“Ser ou não ser, eis a questão”. A célebre frase do protagonista da peça “A tragédia de Hamlet”, de Sheakspeare, define bem a atual postura do Judiciário Brasileiro, ao prolatar decisões vacilantes e contraditórias, gerando um estado de extrema insegurança jurídica.
O chamado ativismo judicial, que é a atuação extensiva do Poder Judiciário ao adequar, inovar ou modificar a lei através da sua interpretação, já vem de longa data, pois surgido nos EUA, em 1947, e aportado nas terras brasileiras, depois da redemocratização e da Constituição de 1988.
Foi esta prática do Judiciário que, ao apresentar resposta às demandas que, originariamente, deveria partir dos outros dois Poderes (Executivo e Legislativo), propiciou o surgimento de outro fenômeno: o da judicialização da política, que nada mais é do que a transferência das competências destes Poderes para o Judiciário, ao arrepio do princípio constitucional da separação dos Poderes.
Dessa forma, a cultura do litígio e demandas crescentes assoberbaram as unidades judiciárias de todo o país, que, sem estrutura e pessoal, não conseguem entregar a prestação jurisdicional em um tempo razoável (um processo dura, em média, de 6 a 8 anos, segundo dados do CNJ – Conselho Nacional de Justiça – de 2019).

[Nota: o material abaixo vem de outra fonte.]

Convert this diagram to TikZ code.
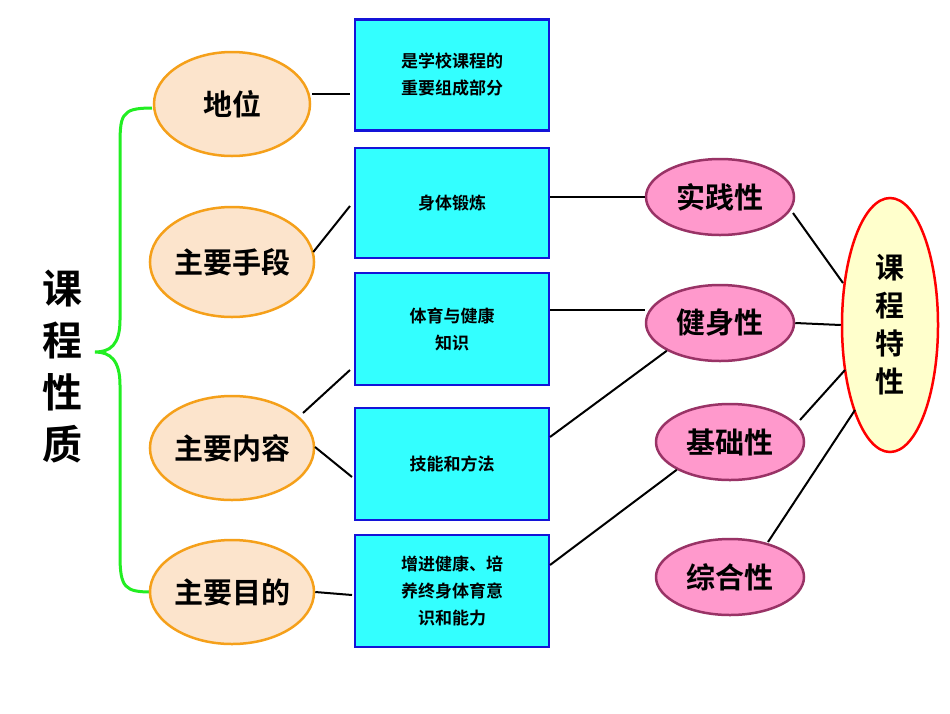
\documentclass[tikz,border=0pt]{standalone}
\usepackage{fontspec}
\setmainfont{Noto Sans CJK SC}[BoldFont={Noto Sans CJK SC Bold}]
\usetikzlibrary{shapes.geometric}
\definecolor{peach}{HTML}{FCE4CC}
\definecolor{orng}{HTML}{F5A01A}
\definecolor{cyanf}{HTML}{33FFFF}
\definecolor{blueb}{HTML}{1414D8}
\definecolor{pinkf}{HTML}{FF99CC}
\definecolor{pinkb}{HTML}{993366}
\definecolor{yel}{HTML}{FFFFCC}
\definecolor{grn}{HTML}{22EE22}
\begin{document}
\begin{tikzpicture}[x=1pt,y=-1pt,
 oell/.style={ellipse,draw=orng,fill=peach,line width=2.5pt,minimum width=156pt,minimum height=104pt,inner sep=0pt,font=\bfseries\fontsize{29}{32}\selectfont},
 cbox/.style={rectangle,draw=blueb,fill=cyanf,line width=2.5pt,minimum width=194pt,align=center,inner sep=0pt,font=\bfseries\fontsize{17}{27}\selectfont},
 pell/.style={ellipse,draw=pinkb,fill=pinkf,line width=2.5pt,minimum width=148pt,minimum height=76pt,inner sep=0pt,font=\bfseries\fontsize{29}{32}\selectfont},
 ln/.style={line width=2pt}]
\useasboundingbox[fill=white] (0,0) rectangle (950,713);
\node[font=\bfseries\fontsize{40}{52}\selectfont,align=center] (title) at (62,367) {课\\程\\性\\质};
\draw[grn,line width=3pt] (152,108) .. controls (120,108) and (120,115) .. (120,150) -- (120,320) .. controls (120,345) and (110,352) .. (95,352) coordinate (tip)
  .. controls (110,352) and (120,360) .. (120,385) -- (120,555) .. controls (120,588) and (125,592) .. (152,592);
\node[oell] (a1) at (232,104) {地位};
\node[oell,minimum height=110pt] (a2) at (232,262) {主要手段};
\node[oell] (a3) at (232,448) {主要内容};
\node[oell] (a4) at (232,592) {主要目的};
\node[cbox,minimum height=111pt] (b1) at (452,75) {是学校课程的\\重要组成部分};
\node[cbox,minimum height=110pt] (b2) at (452,203) {身体锻炼};
\node[cbox,minimum height=112pt] (b3) at (452,329) {体育与健康\\知识};
\node[cbox,minimum height=112pt] (b4) at (452,464) {技能和方法};
\node[cbox,minimum height=112pt] (b5) at (452,591) {增进健康、培\\养终身体育意\\识和能力};
\node[pell] (p1) at (720,197) {实践性};
\node[pell] (p2) at (720,323) {健身性};
\node[pell] (p3) at (730,442) {基础性};
\node[pell] (p4) at (730,577) {综合性};
\node[ellipse,draw=red,fill=yel,line width=2.5pt,minimum width=96pt,minimum height=254pt,inner sep=0pt,align=center,font=\bfseries\fontsize{29}{38}\selectfont] (y) at (890,325) {课\\程\\特\\性};
\coordinate (c1) at (350,94);
\coordinate (c2) at (350,206);
\coordinate (c3) at (350,370);
\coordinate (c4) at (352,477);
\coordinate (c5) at (352,595);
\draw[ln] (312,94) -- (c1);
\draw[ln] (a2.east) ++(-2,-10) -- (c2);
\draw[ln] (303,413) -- (c3);
\draw[ln] (315,447) -- (c4);
\draw[ln] (a4.east) -- (c5);
\draw[ln] (b2.east |- p1) -- (p1.west);
\draw[ln] (b3.east |- 0,310) -- (p1.west |- 0,310);
\draw[ln] (550,437) -- (p2.south west);
\draw[ln] (550,565) -- (p3.south west);
\draw[ln] (793,213) -- (843,283);
\draw[ln] (p2.east) -- (y.west);
\draw[ln] (800,420) -- (845,370);
\draw[ln] (768,542) -- (855,410);
\end{tikzpicture}
\end{document}
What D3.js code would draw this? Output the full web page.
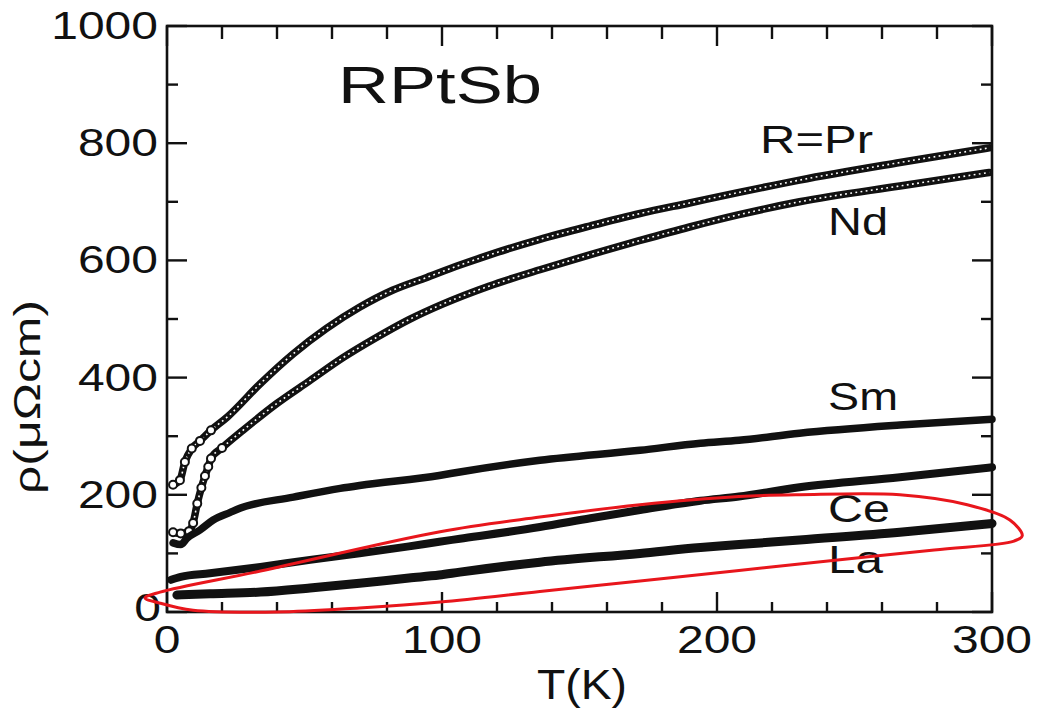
<!DOCTYPE html>
<html>
<head>
<meta charset="utf-8">
<script src="https://cdn.jsdelivr.net/npm/d3@7/dist/d3.min.js"></script>
<style>
  html, body { margin: 0; padding: 0; background: #fff; }
  svg { display: block; }
  text { font-family: "Liberation Sans", Arial, Helvetica, sans-serif; fill: #111; }
</style>
</head>
<body>
<svg id="chart" width="1040" height="708"></svg>
<script>
// ---------- data ----------
const prT  = [2.2, 4.7, 6.5, 9, 12, 16, 22, 34, 46, 58, 70, 82, 94.5, 106.5, 117, 135.6, 154, 172, 190, 208, 230, 266.5, 299];
const prR  = [217, 225, 256, 279, 292, 310, 333, 390, 441, 484, 520, 549, 571, 592, 609, 636, 659, 680, 698, 716, 737, 767, 792];

const ndT  = [2.2, 5, 8, 9.5, 11, 12.5, 13.8, 15, 16, 20, 27.6, 40, 52, 64, 76, 88, 100, 117, 135.6, 154, 172, 190, 208, 230, 266.5, 299];
const ndR  = [136, 134, 138, 152, 185, 212, 232, 248, 262, 280, 310, 356, 395, 434, 468, 499, 525, 556, 584, 610, 634, 657, 678, 700, 727, 750];

const smT  = [2.2, 5, 7.3, 12, 16.8, 23, 26.5, 46, 63, 70, 99, 106.5, 135.6, 172, 194, 208, 230, 266.5, 300];
const smR  = [118, 115, 126, 140, 157, 170, 177, 196, 211, 216, 233, 239, 259, 276, 288, 293, 305, 319, 329];

const ceT  = [1.5, 5, 15.6, 34, 52, 70, 88, 99, 106.5, 135.6, 154, 172, 194, 208, 230, 266.5, 300];
const ceR  = [55, 60, 66, 77, 89, 100, 112, 120, 125, 145, 160, 174, 190, 197, 213, 230, 247];

const laT  = [3.6, 15.6, 34, 52, 70, 88, 99, 106.5, 135.6, 172, 194, 208, 230, 266.5, 300];
const laR  = [29, 31, 34, 41, 49, 58, 63, 68, 85, 100, 110, 115, 123, 136, 151];

// red hand-drawn loop annotation (T, rho)
const loopT = [-8, -2.5, 34, 99.3, 135.6, 172, 208, 230, 266.5, 291, 306.5, 311, 308, 279, 230, 208, 172, 135.6, 99.3, 70, 40, 9.5, -2.5];
const loopR = [24, 34, 70, 137, 162, 183, 197, 200, 200, 183, 157, 130, 121, 106, 82, 71, 53, 35, 17, 7, 0, 3, 15];

const xTicksMajor = [0, 100, 200, 300];
const xTicksMinor = d3.range(0, 301, 20);
const yTicksMajor = [0, 200, 400, 600, 800, 1000];
const yTicksMinor = d3.range(0, 1001, 100);

const title = "RPtSb";
const xTitle = "T(K)";
const yTitle = "ρ(μΩcm)";

// ---------- layout ----------
const svg = d3.select("#chart");
const L = 167, R = 992, T = 26, B = 612;
const x = d3.scaleLinear().domain([0, 300]).range([L, R]);
const y = d3.scaleLinear().domain([0, 1000]).range([B, T]);

const DIGIT = 26.7;   // glyph advance of the stretched digits in the reference

// frame
svg.append("rect").attr("x", L).attr("y", T).attr("width", R - L).attr("height", B - T)
  .attr("fill", "none").attr("stroke", "#111").attr("stroke-width", 2.6);

// ticks (all pointing inward)
const tk = svg.append("g").attr("stroke", "#111").attr("stroke-width", 2.4);
xTicksMinor.forEach(v => {
  const major = xTicksMajor.includes(v);
  const len = major ? 20 : 10;
  tk.append("line").attr("x1", x(v)).attr("x2", x(v)).attr("y1", B).attr("y2", B - len);
  tk.append("line").attr("x1", x(v)).attr("x2", x(v)).attr("y1", T).attr("y2", T + (major ? 20 : 13));
});
yTicksMinor.forEach(v => {
  const major = yTicksMajor.includes(v);
  const len = major ? 20 : 11;
  tk.append("line").attr("x1", L).attr("x2", L + len).attr("y1", y(v)).attr("y2", y(v));
  tk.append("line").attr("x1", R).attr("x2", R - len).attr("y1", y(v)).attr("y2", y(v));
});

// tick labels
function stretchedText(str, xpos, ypos, size, width, anchor) {
  let x0 = xpos;
  if (anchor === "middle") x0 = xpos - width / 2;
  if (anchor === "end") x0 = xpos - width;
  return svg.append("text").attr("x", x0).attr("y", ypos)
    .attr("font-size", size).attr("textLength", width)
    .attr("lengthAdjust", "spacingAndGlyphs").text(str);
}
yTicksMajor.forEach(v => {
  const s = String(v);
  stretchedText(s, v === 0 ? 161 : 158, y(v) + (v === 0 ? 9 : 13), 39, DIGIT * s.length, "end");
});
xTicksMajor.forEach(v => {
  const s = String(v);
  stretchedText(s, x(v), 653, 39, DIGIT * s.length, "middle");
});

// axis titles and title
stretchedText(xTitle, 582, 699, 42, 90, "middle");
svg.append("text")
  .attr("transform", "translate(40,397) rotate(-90)")
  .attr("x", -97).attr("y", 0)
  .attr("font-size", 37).attr("textLength", 194).attr("lengthAdjust", "spacingAndGlyphs")
  .text(yTitle);
stretchedText(title, 338, 103, 51, 204, "start");

// ---------- series ----------
const zip = (a, b) => a.map((v, i) => [v, b[i]]);
const line = d3.line().x(d => x(d[0])).y(d => y(d[1])).curve(d3.curveMonotoneX);

function chainSeries(tArr, rArr) {
  const pts = zip(tArr, rArr);
  svg.append("path").attr("d", line(pts)).attr("fill", "none")
    .attr("stroke", "#111").attr("stroke-width", 7.5).attr("stroke-linecap", "round");
  svg.append("path").attr("d", line(pts)).attr("fill", "none")
    .attr("stroke", "#fff").attr("stroke-width", 1.6).attr("stroke-dasharray", "1.8 3.4");
  // the sparse low-temperature points show as separate open circles
  svg.append("g").selectAll("circle").data(pts.filter(d => d[0] <= 20)).join("circle")
    .attr("cx", d => x(d[0])).attr("cy", d => y(d[1])).attr("r", 4)
    .attr("fill", "#fff").attr("stroke", "#111").attr("stroke-width", 2);
}
function solidSeries(tArr, rArr, w) {
  const pts = zip(tArr, rArr);
  svg.append("path").attr("d", line(pts)).attr("fill", "none")
    .attr("stroke", "#111").attr("stroke-width", w).attr("stroke-linecap", "round");
}

chainSeries(prT, prR);
chainSeries(ndT, ndR);
solidSeries(smT, smR, 7.5);
solidSeries(ceT, ceR, 8);
solidSeries(laT, laR, 9);

// curve labels
stretchedText("R=Pr", 760, 153, 39, 113, "start");
stretchedText("Nd", 828, 235, 39, 60, "start");
stretchedText("Sm", 828, 410, 39, 70, "start");
stretchedText("Ce", 828, 522, 39, 62, "start");
stretchedText("La", 828, 573, 39, 55, "start");

// red loop
svg.append("path")
  .attr("d", d3.line().x(d => x(d[0])).y(d => y(d[1])).curve(d3.curveCatmullRomClosed.alpha(0.5))(zip(loopT, loopR)))
  .attr("fill", "none").attr("stroke", "#e8161c").attr("stroke-width", 3);
</script>
</body>
</html>
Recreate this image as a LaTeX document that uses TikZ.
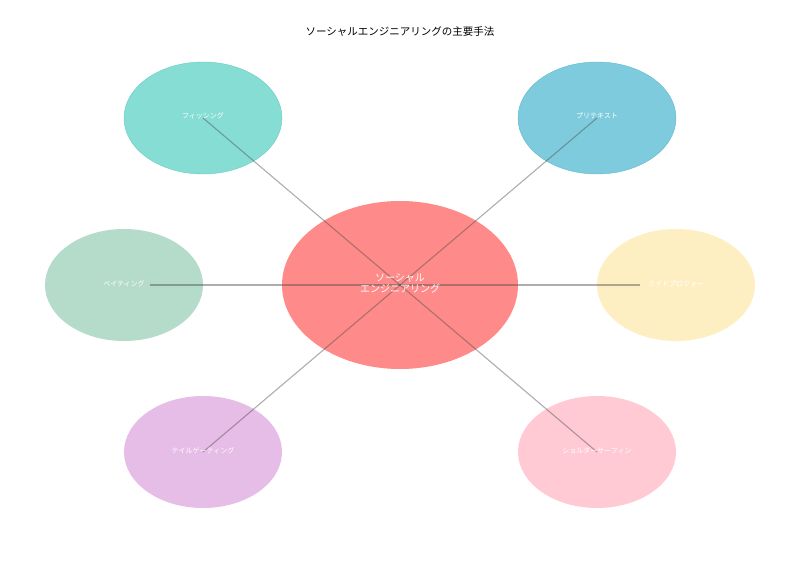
\documentclass[tikz,border=0pt]{standalone}
\usepackage{fontspec}
\setmainfont{Noto Sans CJK JP}
\begin{document}
\begin{tikzpicture}[x=1pt,y=-1pt,
  sat/.style={ellipse,minimum width=158pt,minimum height=112pt,draw opacity=0.6,line width=0.6pt},
  lab/.style={text=white,font=\fontsize{7}{8}\selectfont},
  conn/.style={draw=black!70,opacity=0.45,line width=1.1pt}]
\useasboundingbox (0,0) rectangle (800,570);
\fill[white] (0,0) rectangle (800,570);
\node[font=\fontsize{10.5}{12}\selectfont] (title) at (400,32) {ソーシャルエンジニアリングの主要手法};
\path[fill={rgb,255:red,255;green,138;blue,138}] (400,285) ellipse (118 and 84);
\coordinate (c) at (400,285);
\path[fill={rgb,255:red,134;green,221;blue,211},draw={rgb,255:red,100;green,205;blue,195}] (203,118) ellipse (79 and 56);
\path[fill={rgb,255:red,126;green,203;blue,221},draw={rgb,255:red,95;green,185;blue,205}] (597,118) ellipse (79 and 56);
\path[fill={rgb,255:red,181;green,220;blue,203}] (124,285) ellipse (79 and 56);
\path[fill={rgb,255:red,254;green,239;blue,195}] (676,285) ellipse (79 and 56);
\path[fill={rgb,255:red,230;green,189;blue,230}] (203,452) ellipse (79 and 56);
\path[fill={rgb,255:red,255;green,202;blue,211}] (597,452) ellipse (79 and 56);
\coordinate (p1) at (203,118);
\coordinate (p2) at (597,118);
\coordinate (p3) at (150,285);
\coordinate (p4) at (640,285);
\coordinate (p5) at (203,452);
\coordinate (p6) at (597,452);
\foreach \p in {p1,p2,p3,p4,p5,p6} \draw[conn] (c) -- (\p);
\node[text=white,align=center,font=\fontsize{10}{11}\selectfont] (ctr) at (400,284) {ソーシャル\\エンジニアリング};
\node[lab] (n1) at (203,116) {フィッシング};
\node[lab] (n2) at (597,116) {プリテキスト};
\node[lab] (n3) at (124,284) {ベイティング};
\node[lab] (n4) at (676,284) {クイドプロクォー};
\node[lab] (n5) at (203,451) {テイルゲーティング};
\node[lab] (n6) at (597,451) {ショルダーサーフィン};
\end{tikzpicture}
\end{document}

Ocorre que, com a pandemia de covid-19, as demandas judiciais ganharam contornos ainda mais trágicos. Na tentativa de frear o contágio do coronavírus, proliferaram atos do Executivo que estabeleceram normas variadas, desde a obrigatoriedade da máscara, o distanciamento social, o toque de recolher até o lockdown, conforme o viés político de cada governante.
Não obstante o teor mais ou menos severo dos decretos, o Judiciário passou a revisá-los diuturnamente, causando uma grave insegurança jurídica, uma vez que não se sabia mais qual decreto valia (o Estadual ou Municipal) ou se determinada norma de um decreto valeria para todos, já que há decisões contraditórias dentro do mesmo tribunal, a exemplo da polêmica da abertura ou não das academias em relação ao último Decreto de lockdown do Estado do RN.
Sabe-se que é uma questão de política parar ou não um município, um Estado ou um país, sendo, portanto, prerrogativa do governante legitimamente eleito pelo povo que se identificou com seus valores, sendo este responsável na condução política dos governados rumo ao bem-estar social e felicidade.
Consequentemente, decidir se o governante tomou a melhor medida, ressalvando-se os casos de evidente abuso, é se enfronhar no âmbito político, avocando para si a responsabilidade de tal decisão que, da mesma forma, trará consequências à parcela da sociedade, o que não é papel do Judiciário.
Embora haja essa clareza de entendimento, infelizmente, alguns magistrados têm validado toque de recolher inconstitucional, permitido que normas locais se sobreponham às Federais e decidido qual segmento é ou não essencial, dentre outras decisões absurdas proferidas em todos os Estados da Federação, apesar de revestidas de excelentes intenções.
Na prática, o Poder Judiciário passou a ser um superpoder, ditando, segundo valores de alguns magistrados, a última palavra em todas as questões políticas, sociais e econômicas no país, sem, contudo, submeter-se à responsabilidade de suas decisões, cujo teor não poderão ser contestadas fora do próprio Judiciário, ou mesmo ao crivo do eleitorado dentro de um processo eleitoral.
Por outro lado, não se concebe um Estado Democrático de Direito sem o Poder Judiciário, sendo imprescindível para a manutenção da ordem constitucional e, principalmente, das garantias fundamentais e liberdades individuais.
Assim, o que se espera do Judiciário é uma serena interpretação da lei e um julgamento justo dos conflitos da sociedade, longe da influência de qualquer clamor, interesse ou política, pois, parafraseando Cícero, Justiça extrema, ou sem o facho luminoso da lei, é só injustiça.